<lack of understanding about how the major research houses operate. ... they are typically "sharing" environments -- you give a little, you get a little.>
You are right! You get very little. What else, besides wishful plans, can be "shared" with a stranger-"researcher" if everyone knows that the guy will be telling this to your competition? Only the bluff - you give the bluff because you know that you will get in return the same baloney. It is ridiculous to think that any real information, especially about any problems, are ever surfaced at these meetings. That's why all the "predictions" of these "researches" are so far from reality.

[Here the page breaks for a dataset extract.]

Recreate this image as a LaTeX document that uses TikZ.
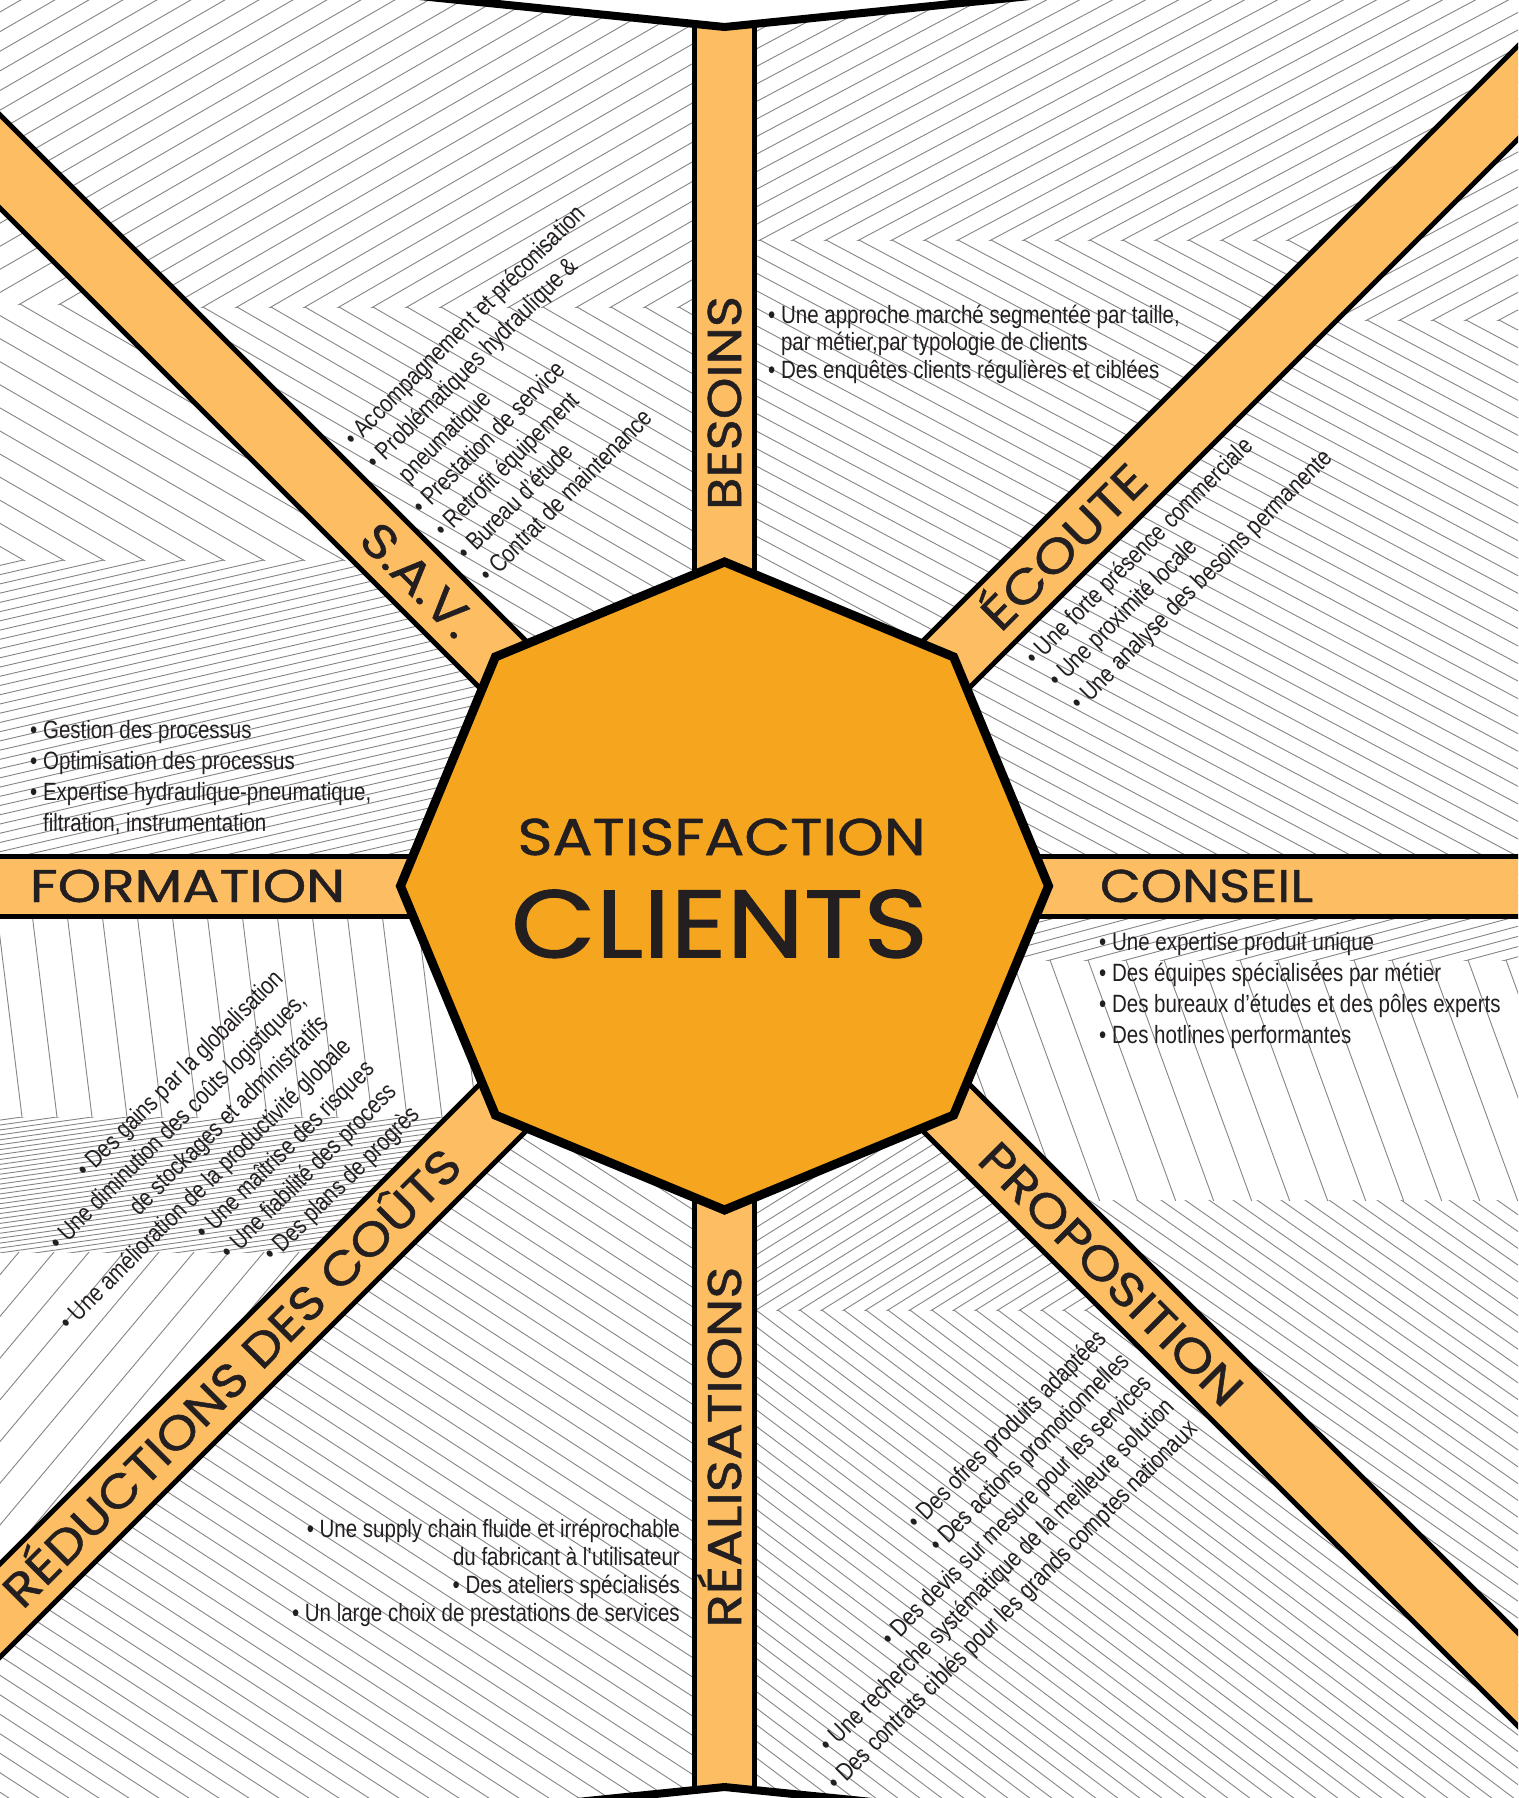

I can tell you more: those "engineering and operational people" are usually top-rank company managers. After a certain decision and internal commitment has been made, they are interested in getting their job done, and not where your competition is stumbling. They want to reach the company's goals no matter what, and must believe that all problems can be solved. With their typical experience from the past, they may not understand the depth of new problems like "signal integrity" of high-speed designs. There were no such problems in their past experience. Unfortunately, when someone wants to jump instantly 10 times over the current technology, from 100 to 800MHz, the past experience just does not work, it is disconnected and is not applicable any more, so the people gets disconnected from reality. They cannot comprehend that some problems may not be solved within current cost constraints as they wish and plan.
Finally, your "..suppose the industry was only going to build a total of 10 SDRAM chips this year" does not bode well with other part of your sentiment: "...Simple business reality". Get real :)
Another one: "As SDRAM production decreases, prices will rise." First, it is not for sure that the SDRAM production will decrease. Second, where have you seen rising prices on well matured production chips? For example, prices on FP DRAMs remain about the same for the last 5 years, even if very few are using them.